Surprisingly, Michigan didn’t run up the score on Rutgers; it was just that bad
Jim Harbaugh got a little fancy.
Up 27-0, he wanted to try out a fake field goal on an extra point. It was a low-risk play in a game that was already decided by the start of the second quarter. It worked.
What happened after that was complete and total destruction. The 78-0 Michigan victory was as one-sided a college football game as you’ll ever see. Michigan had 71 points before Rutgers even registered a first down. It was completely and totally embarrassing for Rutgers in prime time on ESPN.
But if you’re of the assumption that Harbaugh ran up the score, don’t be. It wasn’t like that. If it was, Michigan would’ve hit 150. The Wolverines were that good, and Rutgers was that bad.
Don’t try and convince yourself that Harbaugh tried to do anything more than get out of Piscataway with a blowout victory. The fact that he got Michigan’s most lopsided since 1940 was the result of a conservative second-half game plan. Really.
It was surprising. There were probably many that assumed Harbaugh would keep the foot on the gas, at least until he surpassed Ohio State’s 58-0 mark against Rutgers last week.
But Harbaugh didn’t have to do that. His third-stringers weren’t even a match for the Scarlet Knights in the state they were in on Saturday night.
For starters, the starters were out in the second half. Wilton Speight didn’t even play for the entire first half. Jabrill Peppers got some snaps at the wildcat. And of course, he dominated. Two of his three rushes went for a touchdown. The one that didn’t was a 63-yard run. Peppers was basically toying with the Knights.
It felt like all of Michigan was, and not in a disrespectful way. The Wolverines finished with nine rushing touchdowns. Should they have kneeled the ball instead? That would’ve been even more disrespectful.
A 601-39 yardage advantage was mostly because of the Wolverines running game. They racked up 481 yards on 56 attempts. One of every six rushing attempts went for a touchdown.
Only two passes went for 30 yards or more, both of which came in the first half. They happened to be highlight-reel plays:
Michigan threw three second-half passes. Rutgers could’ve put its entire two-deep on the field and it wouldn’t have been able to stop the Wolverines.
Harbaugh actually brought in Shane Morris. If that doesn’t tell you how much he took his foot off the gas, then I don’t know what will.
If anyone was to “blame” for keeping the pressure on Rutgers, it was Don Brown. The Michigan defensive coordinator blitzed the occasional linebacker, albeit with backups. Still, it wasn’t like Peppers was taking down Chris Laviano in a 65-0 game.
It didn’t matter. Rutgers was as helpless as a team could be. It was a new low after last week’s embarrassment at Ohio State.
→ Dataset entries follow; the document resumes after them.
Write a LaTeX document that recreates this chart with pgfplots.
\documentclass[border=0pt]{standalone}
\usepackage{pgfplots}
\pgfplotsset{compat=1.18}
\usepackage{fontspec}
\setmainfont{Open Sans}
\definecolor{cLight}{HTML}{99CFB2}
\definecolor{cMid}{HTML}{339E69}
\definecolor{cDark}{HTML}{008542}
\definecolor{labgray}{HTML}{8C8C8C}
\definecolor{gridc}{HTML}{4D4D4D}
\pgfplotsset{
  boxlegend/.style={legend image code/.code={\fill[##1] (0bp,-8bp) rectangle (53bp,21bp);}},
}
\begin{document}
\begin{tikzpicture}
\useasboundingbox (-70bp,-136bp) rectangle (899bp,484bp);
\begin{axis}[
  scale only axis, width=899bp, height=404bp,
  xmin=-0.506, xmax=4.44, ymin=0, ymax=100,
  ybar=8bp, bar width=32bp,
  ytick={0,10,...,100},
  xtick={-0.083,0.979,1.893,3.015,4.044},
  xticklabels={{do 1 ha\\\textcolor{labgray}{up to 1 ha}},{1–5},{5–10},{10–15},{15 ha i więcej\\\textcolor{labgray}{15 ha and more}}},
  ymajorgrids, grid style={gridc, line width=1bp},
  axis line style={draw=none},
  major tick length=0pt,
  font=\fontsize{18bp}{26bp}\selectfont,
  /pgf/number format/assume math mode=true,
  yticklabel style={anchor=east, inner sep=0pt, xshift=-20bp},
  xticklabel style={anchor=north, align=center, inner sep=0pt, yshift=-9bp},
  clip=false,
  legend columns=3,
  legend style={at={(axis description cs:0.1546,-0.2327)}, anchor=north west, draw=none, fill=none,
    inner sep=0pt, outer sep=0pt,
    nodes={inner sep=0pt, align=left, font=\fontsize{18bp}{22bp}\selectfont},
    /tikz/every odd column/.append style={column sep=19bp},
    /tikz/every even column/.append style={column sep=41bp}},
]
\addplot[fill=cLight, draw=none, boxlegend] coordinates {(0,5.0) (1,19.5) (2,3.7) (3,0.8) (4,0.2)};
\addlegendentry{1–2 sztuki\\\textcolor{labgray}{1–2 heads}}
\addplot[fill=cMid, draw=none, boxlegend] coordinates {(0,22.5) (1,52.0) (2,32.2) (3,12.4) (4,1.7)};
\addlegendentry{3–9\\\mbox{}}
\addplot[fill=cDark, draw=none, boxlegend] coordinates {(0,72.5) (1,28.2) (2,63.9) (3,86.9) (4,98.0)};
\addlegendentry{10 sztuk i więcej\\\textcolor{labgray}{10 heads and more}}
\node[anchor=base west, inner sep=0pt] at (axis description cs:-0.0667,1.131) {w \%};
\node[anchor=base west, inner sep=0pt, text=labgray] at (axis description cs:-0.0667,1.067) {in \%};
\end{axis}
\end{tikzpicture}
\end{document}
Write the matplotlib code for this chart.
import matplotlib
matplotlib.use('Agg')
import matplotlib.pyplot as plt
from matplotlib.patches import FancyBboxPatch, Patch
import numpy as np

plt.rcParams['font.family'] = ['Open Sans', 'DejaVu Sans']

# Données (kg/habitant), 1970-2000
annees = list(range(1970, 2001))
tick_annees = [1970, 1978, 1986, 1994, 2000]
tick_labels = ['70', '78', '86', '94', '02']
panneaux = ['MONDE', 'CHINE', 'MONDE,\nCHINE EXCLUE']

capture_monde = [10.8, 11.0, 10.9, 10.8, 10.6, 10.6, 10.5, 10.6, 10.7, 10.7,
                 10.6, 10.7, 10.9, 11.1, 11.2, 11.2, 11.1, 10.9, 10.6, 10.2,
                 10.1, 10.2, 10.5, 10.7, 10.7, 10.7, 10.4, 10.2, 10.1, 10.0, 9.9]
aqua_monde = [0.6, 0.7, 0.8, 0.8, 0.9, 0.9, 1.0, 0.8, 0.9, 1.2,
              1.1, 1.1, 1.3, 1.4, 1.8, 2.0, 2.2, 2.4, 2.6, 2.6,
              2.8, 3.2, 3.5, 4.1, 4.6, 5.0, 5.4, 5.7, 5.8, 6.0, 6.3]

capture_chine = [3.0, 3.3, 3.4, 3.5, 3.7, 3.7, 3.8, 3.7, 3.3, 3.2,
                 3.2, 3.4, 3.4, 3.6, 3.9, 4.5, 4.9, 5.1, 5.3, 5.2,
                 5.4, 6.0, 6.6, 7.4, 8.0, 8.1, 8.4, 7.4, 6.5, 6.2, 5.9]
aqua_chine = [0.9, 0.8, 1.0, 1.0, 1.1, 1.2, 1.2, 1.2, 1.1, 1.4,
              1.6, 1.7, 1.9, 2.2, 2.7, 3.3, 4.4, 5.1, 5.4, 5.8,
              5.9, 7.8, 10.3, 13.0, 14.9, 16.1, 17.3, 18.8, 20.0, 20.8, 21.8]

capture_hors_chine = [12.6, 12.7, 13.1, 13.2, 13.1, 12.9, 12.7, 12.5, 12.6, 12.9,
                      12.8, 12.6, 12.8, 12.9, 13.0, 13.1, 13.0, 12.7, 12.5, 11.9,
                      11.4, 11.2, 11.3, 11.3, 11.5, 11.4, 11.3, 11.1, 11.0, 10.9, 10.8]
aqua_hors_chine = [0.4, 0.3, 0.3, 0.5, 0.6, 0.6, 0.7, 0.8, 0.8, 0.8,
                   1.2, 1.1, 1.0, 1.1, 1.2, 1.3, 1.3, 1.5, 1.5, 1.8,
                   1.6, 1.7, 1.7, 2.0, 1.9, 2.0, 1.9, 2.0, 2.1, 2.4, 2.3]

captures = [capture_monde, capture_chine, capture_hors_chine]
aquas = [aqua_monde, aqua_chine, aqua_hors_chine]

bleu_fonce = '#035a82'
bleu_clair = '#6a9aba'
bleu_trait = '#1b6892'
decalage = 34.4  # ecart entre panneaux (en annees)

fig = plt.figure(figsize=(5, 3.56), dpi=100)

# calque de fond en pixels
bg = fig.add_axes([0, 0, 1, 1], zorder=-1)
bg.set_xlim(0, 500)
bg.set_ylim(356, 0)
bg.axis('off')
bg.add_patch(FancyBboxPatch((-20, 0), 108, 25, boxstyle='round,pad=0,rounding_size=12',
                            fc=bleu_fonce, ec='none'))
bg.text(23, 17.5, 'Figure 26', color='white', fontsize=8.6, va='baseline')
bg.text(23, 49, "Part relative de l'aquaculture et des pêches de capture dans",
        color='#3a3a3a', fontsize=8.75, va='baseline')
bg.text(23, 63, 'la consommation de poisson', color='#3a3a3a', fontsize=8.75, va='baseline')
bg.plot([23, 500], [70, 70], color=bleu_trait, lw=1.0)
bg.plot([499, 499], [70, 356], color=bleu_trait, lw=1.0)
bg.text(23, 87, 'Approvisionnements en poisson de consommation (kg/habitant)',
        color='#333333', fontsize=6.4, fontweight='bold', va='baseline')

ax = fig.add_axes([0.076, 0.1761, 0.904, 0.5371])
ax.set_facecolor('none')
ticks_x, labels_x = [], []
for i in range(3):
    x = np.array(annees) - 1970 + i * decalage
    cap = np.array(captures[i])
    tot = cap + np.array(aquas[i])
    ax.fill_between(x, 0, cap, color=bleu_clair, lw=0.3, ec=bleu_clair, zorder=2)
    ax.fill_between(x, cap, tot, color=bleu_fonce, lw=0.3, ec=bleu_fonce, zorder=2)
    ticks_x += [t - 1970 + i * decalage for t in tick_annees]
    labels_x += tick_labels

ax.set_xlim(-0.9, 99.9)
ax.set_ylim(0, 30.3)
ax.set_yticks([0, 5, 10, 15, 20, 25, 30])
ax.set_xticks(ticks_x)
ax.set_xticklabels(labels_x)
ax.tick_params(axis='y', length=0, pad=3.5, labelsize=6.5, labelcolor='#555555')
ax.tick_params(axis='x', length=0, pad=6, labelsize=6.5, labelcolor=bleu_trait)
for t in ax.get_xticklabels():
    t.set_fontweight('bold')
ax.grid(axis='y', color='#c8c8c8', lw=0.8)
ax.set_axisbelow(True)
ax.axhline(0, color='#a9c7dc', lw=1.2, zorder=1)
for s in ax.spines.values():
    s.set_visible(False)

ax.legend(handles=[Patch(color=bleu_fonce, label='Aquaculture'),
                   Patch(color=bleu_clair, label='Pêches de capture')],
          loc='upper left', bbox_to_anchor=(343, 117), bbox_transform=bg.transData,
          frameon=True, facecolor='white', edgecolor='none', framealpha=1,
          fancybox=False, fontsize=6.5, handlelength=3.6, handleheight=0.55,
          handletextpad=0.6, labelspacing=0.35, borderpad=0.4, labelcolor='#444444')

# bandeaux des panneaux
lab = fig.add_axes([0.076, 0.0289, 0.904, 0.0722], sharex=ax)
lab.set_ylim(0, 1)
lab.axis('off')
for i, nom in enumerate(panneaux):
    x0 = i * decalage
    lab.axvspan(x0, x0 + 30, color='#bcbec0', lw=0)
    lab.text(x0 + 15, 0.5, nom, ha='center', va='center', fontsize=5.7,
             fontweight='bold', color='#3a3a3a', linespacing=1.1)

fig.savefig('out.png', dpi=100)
This team has major issues without Janarion Grant right. Nobody knows when or if the Knights will score multiple touchdowns in a B1G game.
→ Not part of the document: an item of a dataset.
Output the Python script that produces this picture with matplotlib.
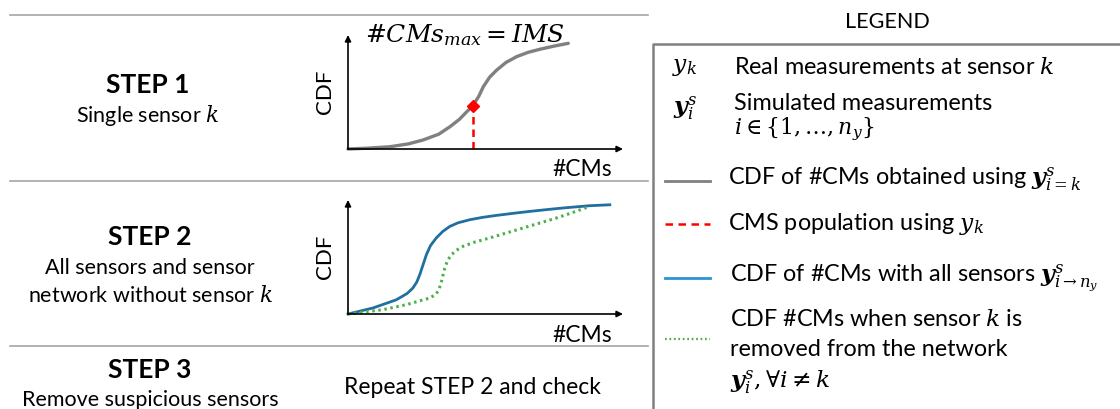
import matplotlib.pyplot as plt

plt.rcParams["font.family"] = ["Lato", "DejaVu Sans"]
plt.rcParams["mathtext.fontset"] = "dejavuserif"

# curve (x: #CMs, y: CDF, both scaled 0..1)
cdf_single_x = [0.0, 0.07, 0.153, 0.22, 0.274, 0.33, 0.371, 0.405, 0.432, 0.453,
                0.475, 0.492, 0.515, 0.541, 0.575, 0.613, 0.655, 0.698, 0.75, 0.801]
cdf_single_y = [0.0, 0.007, 0.02, 0.045, 0.08, 0.13, 0.196, 0.26, 0.327, 0.377,
                0.46, 0.546, 0.63, 0.693, 0.76, 0.81, 0.848, 0.875, 0.903, 0.927]
ims_x = 0.453
ims_y = 0.377

# curves
cdf_all_x = [0.0, 0.091, 0.176, 0.215, 0.236, 0.25, 0.261, 0.285, 0.30, 0.321, 0.345,
             0.370, 0.40, 0.443, 0.49, 0.540, 0.60, 0.661, 0.72, 0.782, 0.879, 0.952]
cdf_all_y = [0.0, 0.053, 0.125, 0.18, 0.228, 0.28, 0.345, 0.520, 0.60, 0.667, 0.725,
             0.768, 0.80, 0.827, 0.848, 0.865, 0.883, 0.900, 0.915, 0.930, 0.950, 0.958]
cdf_wo_x = [0.0, 0.127, 0.212, 0.297, 0.318, 0.327, 0.334, 0.340, 0.346, 0.352, 0.362,
            0.376, 0.395, 0.418, 0.46, 0.515, 0.575, 0.636, 0.70, 0.758, 0.82, 0.879]
cdf_wo_y = [0.0, 0.038, 0.082, 0.140, 0.17, 0.198, 0.24, 0.286, 0.345, 0.403, 0.47,
            0.520, 0.56, 0.593, 0.63, 0.667, 0.71, 0.754, 0.80, 0.842, 0.893, 0.944]

GREY = "#808080"
RED = "#ff0000"
BLUE = "#1f6fa0"
BLUE_LEG = "#2b95d4"
GREEN = "#4cb04a"
W, H = 1120, 409
FS_LEG = 16.8
FS_STEP = 19
FS_DESC = 15.5

fig = plt.figure(figsize=(W / 100, H / 100), dpi=100)
ax = fig.add_axes([0, 0, 1, 1])
ax.set_xlim(0, W)
ax.set_ylim(H, 0)
ax.axis("off")


def panel(x0, y0, w, h):
    a = fig.add_axes([x0 / W, (H - y0) / H, w / W, h / H])
    a.set_xlim(0, 1)
    a.set_ylim(0, 1)
    a.axis("off")
    arrow = dict(arrowstyle="-|>", color="black", lw=1.2, mutation_scale=9,
                 shrinkA=0, shrinkB=0)
    a.annotate("", xy=(1, 0), xytext=(0, 0), xycoords="axes fraction", arrowprops=arrow)
    a.annotate("", xy=(0, 1), xytext=(0, 0), xycoords="axes fraction", arrowprops=arrow)
    return a


# separators
for y in [15, 181, 346]:
    ax.plot([10, 648], [y, y], color="#a6a6a6", lw=1.2)

# cut-off caption glyph at the very top
ax.text(34, -3, "g", fontsize=13, va="baseline", ha="left", color="black")

# step labels
ax.text(148, 85, "STEP 1", fontsize=FS_STEP, fontweight="bold", ha="center", va="center")
ax.text(148, 115, r"Single sensor $k$", fontsize=FS_DESC, ha="center", va="center")
ax.text(150, 237, "STEP 2", fontsize=FS_STEP, fontweight="bold", ha="center", va="center")
ax.text(150, 268, "All sensors and sensor", fontsize=FS_DESC, ha="center", va="center")
ax.text(150, 295, r"network without sensor $k$", fontsize=FS_DESC, ha="center", va="center")
ax.text(150, 370, "STEP 3", fontsize=FS_STEP, fontweight="bold", ha="center", va="center")
ax.text(150, 400, "Remove suspicious sensors", fontsize=FS_DESC, ha="center", va="center")
ax.text(472, 388, "Repeat STEP 2 and check", fontsize=16.5, ha="center", va="center")

# STEP 1 panel
p1 = panel(348, 149, 275, 114)
p1.plot(cdf_single_x, cdf_single_y, color=GREY, lw=2.4, solid_capstyle="round", clip_on=False)
p1.plot([ims_x, ims_x], [0, ims_y], color=RED, lw=1.8, ls=(0, (3, 2)))
p1.plot([ims_x], [ims_y], marker="D", color=RED, ms=6, zorder=5)
ax.text(365, 35, r"#$CMs_{max} = IMS$", fontsize=18, ha="left", va="center",
        family="DejaVu Serif", style="italic")
ax.text(325, 92, "CDF", fontsize=16, rotation=90, ha="center", va="center")
ax.text(582, 170, "#CMs", fontsize=16.5, ha="center", va="center")

# STEP 2 panel
p2 = panel(348, 314, 275, 114)
p2.plot(cdf_all_x, cdf_all_y, color=BLUE, lw=2.0, clip_on=False)
p2.plot(cdf_wo_x, cdf_wo_y, color=GREEN, lw=2.2, ls=(0, (0.8, 1.2)), clip_on=False)
ax.text(325, 257, "CDF", fontsize=16, rotation=90, ha="center", va="center")
ax.text(582, 336, "#CMs", fontsize=16.5, ha="center", va="center")

# legend
ax.text(887, 22, "LEGEND", fontsize=15.5, ha="center", va="center")
ax.plot([653, 653, W + 5], [H + 5, 44, 44], color=GREY, lw=1.8, clip_on=False)

ax.text(685, 68, r"$y_k$", fontsize=FS_LEG, ha="center", va="center")
ax.text(734, 68, r"Real measurements at sensor $k$", fontsize=FS_LEG, ha="left", va="center")
ax.text(685, 108, r"$\mathbfit{y}_i^s$", fontsize=FS_LEG, ha="center", va="center")
ax.text(734, 103, "Simulated measurements", fontsize=FS_LEG, ha="left", va="center")
ax.text(734, 129, r"$i \in \{1, \ldots, n_y\}$", fontsize=FS_LEG - 1, ha="left", va="center")

ax.plot([665, 710], [181, 181], color=GREY, lw=2.0)
ax.text(728, 180, r"CDF of #CMs obtained using $\mathbfit{y}_{i=k}^s$", fontsize=FS_LEG,
        ha="left", va="center")
ax.plot([665, 710], [224, 224], color=RED, lw=1.8, ls=(0, (3, 2.2)))
ax.text(728, 224, r"CMS population using $y_k$", fontsize=FS_LEG, ha="left", va="center")
ax.plot([665, 710], [278, 278], color=BLUE_LEG, lw=2.0)
ax.text(730, 278, r"CDF of #CMs with all sensors $\mathbfit{y}_{i\rightarrow n_y}^s$",
        fontsize=FS_LEG, ha="left", va="center")
ax.plot([665, 710], [339, 339], color=GREEN, lw=1.6, ls=(0, (0.8, 1.2)))
ax.text(730, 320, r"CDF #CMs when sensor $k$ is", fontsize=FS_LEG, ha="left", va="center")
ax.text(730, 350, "removed from the network", fontsize=FS_LEG, ha="left", va="center")
ax.text(730, 382, r"$\mathbfit{y}_i^s, \forall i \neq k$", fontsize=FS_LEG, ha="left", va="center")

fig.savefig("out.png", dpi=100)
Even worse for the Knights was the fact that it was a major recruiting weekend. With official visitors galore, Rutgers looked like a high school team against the program Ash is trying to compete with. If Ash can sell a kid after that kind of performance, he’s the world’s best recruiter.
The unfortunate reality right now is that Rutgers is nowhere near the same stratosphere as Michigan. The Wolverines actually did the program a favor by not making it worse. Eventually, a defense can’t let a fullback dive turn into six.
Anybody that thought Michigan should’ve gone even more conservative, remember that second, third and fourth-stringers are competing, too. Just because Rutgers wasn’t competing doesn’t mean the Wolverines should’ve sat on the ball for an entire half.
So if you looked at the final score and assumed it was Harbaugh being Harbaugh, think again. It was just Michigan being Michigan and Rutgers being Rutgers.
Rutgers should be thankful Harbaugh — for once — showed some mercy.